National Nest Box Week is from 14th to 21st of February and it gives you the chance to contribute to the conservation effort in the UK whilst giving you the pleasure of observing any breeding birds that you attract to your garden. Providing a safe and snug place for birds to roost and nest in your garden can be a very rewarding experience. Choosing a good quality nest box is important, as it will have an influence on whether your birds will use it.
For smaller garden birds, nest boxes are excellent substitutes for the holes found in old trees. Regular hole-nesting birds include blue, great and coal tits, nuthatches, house and tree sparrows, starlings, spotted and pied flycatchers, robins, house martins, kestrels and tawny owls. Much depends on the type of the box, where it is located, and on its surroundings.
When choosing the right nest box for your smaller garden birds, you should look out for the size of the entry hole on your nest box. A 25 mm entry hole is best suited for smaller birds, such as blue tit, coal tit and marsh tit. A 32 mm entry hole is suitable for slightly larger garden birds like great tit, tree our house sparrow, nuthatch and lesser spotted woodpecker.
For larger birds, such as barn or tawny owls, kestrels and other birds of prey, your nest box should have a landing shelf or perch, and possibly a fledgling exercise area for the youngsters to exercise their wings. Where to position your nest box depends on the species the box is intended for.
Nest boxes for tits, sparrows or starlings should be fixed two to four metres up a tree or a wall. Unless there are trees or buildings which shade the box during the day, face the box between north and east, thus avoiding strong sunlight and the wettest winds. Make sure that the birds have a clear flight path to the nest without any clutter directly in front of the entrance. Tilt the box forward slightly so that any driving rain will hit the roof and bounce clear.
House sparrows and starlings will readily use nest boxes placed high up under the eaves. Since these birds nest in loose colonies, two or three can be sited spaced out on the same side of the house. Keep these away from areas where house martins normally nest.
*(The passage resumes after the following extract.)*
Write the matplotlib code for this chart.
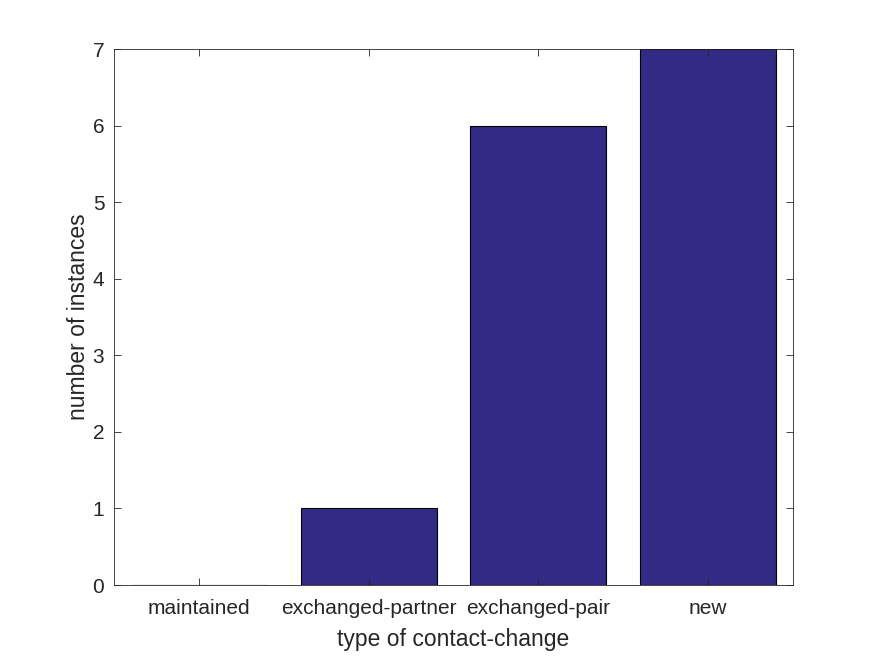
import matplotlib
matplotlib.use('Agg')
import matplotlib.pyplot as plt

plt.rcParams['font.family'] = ['Liberation Sans', 'DejaVu Sans']

categories = ['maintained', 'exchanged-partner', 'exchanged-pair', 'new']
counts = [0, 1, 6, 7]

fig = plt.figure(figsize=(8.75, 6.56), dpi=100)
ax = fig.add_axes([0.1303, 0.1082, 0.776, 0.817])

x = list(range(1, len(categories) + 1))
ax.bar(x, counts, width=0.8, color='#332a86', edgecolor='black', linewidth=0.8)

ax.set_xlim(0.5, 4.5)
ax.set_ylim(0, 7)
ax.set_xticks(x)
ax.set_xticklabels(categories)
ax.set_yticks(range(0, 8))

ax.tick_params(direction='in', top=True, right=True, length=5, width=0.6,
               labelsize=15, colors='#262626', pad=7)
ax.tick_params(axis='x', pad=10)
for sp in ax.spines.values():
    sp.set_linewidth(0.6)
    sp.set_color('#262626')

ax.set_xlabel('type of contact-change', fontsize=16.5, color='#262626', labelpad=7)
ax.set_ylabel('number of instances', fontsize=16.5, color='#262626', labelpad=2)

fig.savefig('out.png', dpi=100, facecolor='white')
Open-fronted boxes for robins and wrens need to be low down, below 2m, well hidden in vegetation. Those for spotted flycatchers need to be two to 4 metre high, sheltered by vegetation but with a clear outlook. Woodpecker boxes need to be three to 5 metre high on a tree trunk with a clear flight path and away from disturbance.
Two boxes close together may be occupied by the same species if they are at the edge of adjoining territories and there is plenty of natural food. While this readily happens in the countryside, it is rare in gardens, where you normally can only expect one nesting pair of any one species. The exceptions to this are house and tree sparrows and house martins, which are colonial nesters. By putting up different boxes, several species can be attracted.